Si en vez de ser los astutos y nobles muchachos de Greenpeace los que asaltaron la cúpula de la central nuclear de Zorita hubieran sido los terroristas de cualquier clase capaces de volarla, España estaría hoy en plena tragedia histórica: y Europa. Estos actos simbólicos se limitan siempre a eso: a lo que podría pasar en todo aquello que no está hecho con responsabilidad. Tampoco parece que en este caso hayan entrado en otras polémicas más graves, acerca de si deben o no mantenerse las centrales nucleares. Yo creo que dentro de los años que ellos -'ellos': los que no son 'nosotros'- quieran no habrá más que centrales nucleares en el mundo al que consideramos civilizado precisamente por su nuclearización y su tecnificación. No me parece, por lo que leo y estudio, que sean menos contaminantes que las otras, que ya van siendo inútiles: carbón, agua, petróleo. También está la posibilidad de reducir el consumo, pero en eso no creo nada.

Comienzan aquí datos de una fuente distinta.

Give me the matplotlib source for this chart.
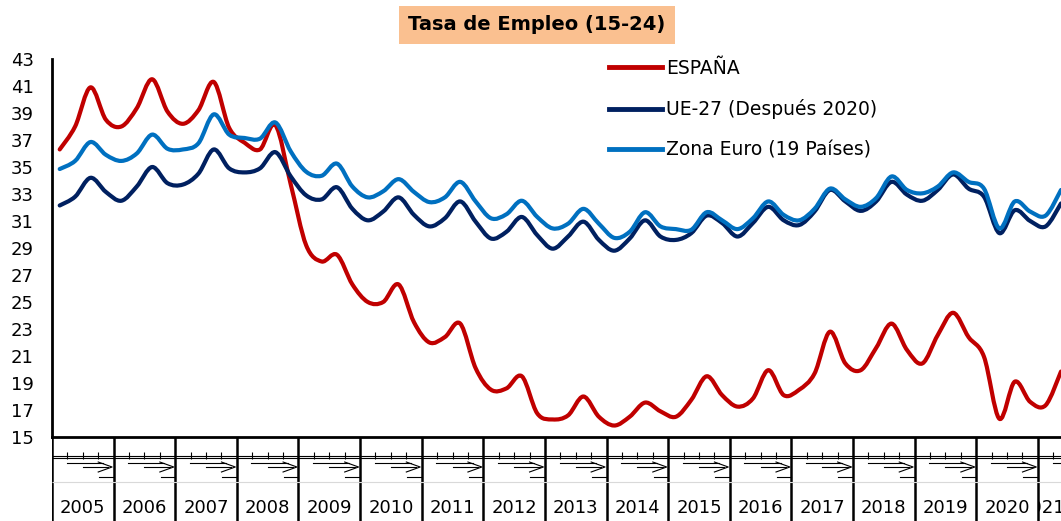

Creo firmemente en las utopías, al menos mientras tengan creyentes, y he visto cumplirse muchas una vez que sus enemigos se han apoderado de los beneficios o las venden a la sociedad. El otro día una señorita de poco más de veinte años se alzó contra mí porque yo consideraba utópico que el mundo dejara de comer carne animal, que se volviera enteramente vegetariano: para salvar a estos hermanos de creación de horribles torturas. Estoy impresionado por Una vida ética, de Peter Singer (Taurus), donde hay fragmentos de otro escrito suyo, Liberación animal, aparte de por mis propios compañeros de casa (ahora sólo me queda Juan Sebastián Bach, que es un bull-dog; la muerte de Trotski, mi amigo bóxer de tantos años, me tocó muy fuerte), y querría que fuese así; pero enseguida me entraría la beatería de saber si las plantas son también seres vivos. Estos exámenes de cómo vivimos, incluyendo la desesperación de ver los cadáveres africanos en nuestras playas, o la repugnancia de ver los rendibú de Solana a Sharon, las risotadas de los dos. El regalo del Sáhara que Bush le hace a Mohamed VI, son abismos sin fondo a los que no se puede mirar sin vértigo. No da tiempo a pararse: hay que correr y mirar alrededor para evitar que le devoren a uno: en casa, en la calle, en el trabajo.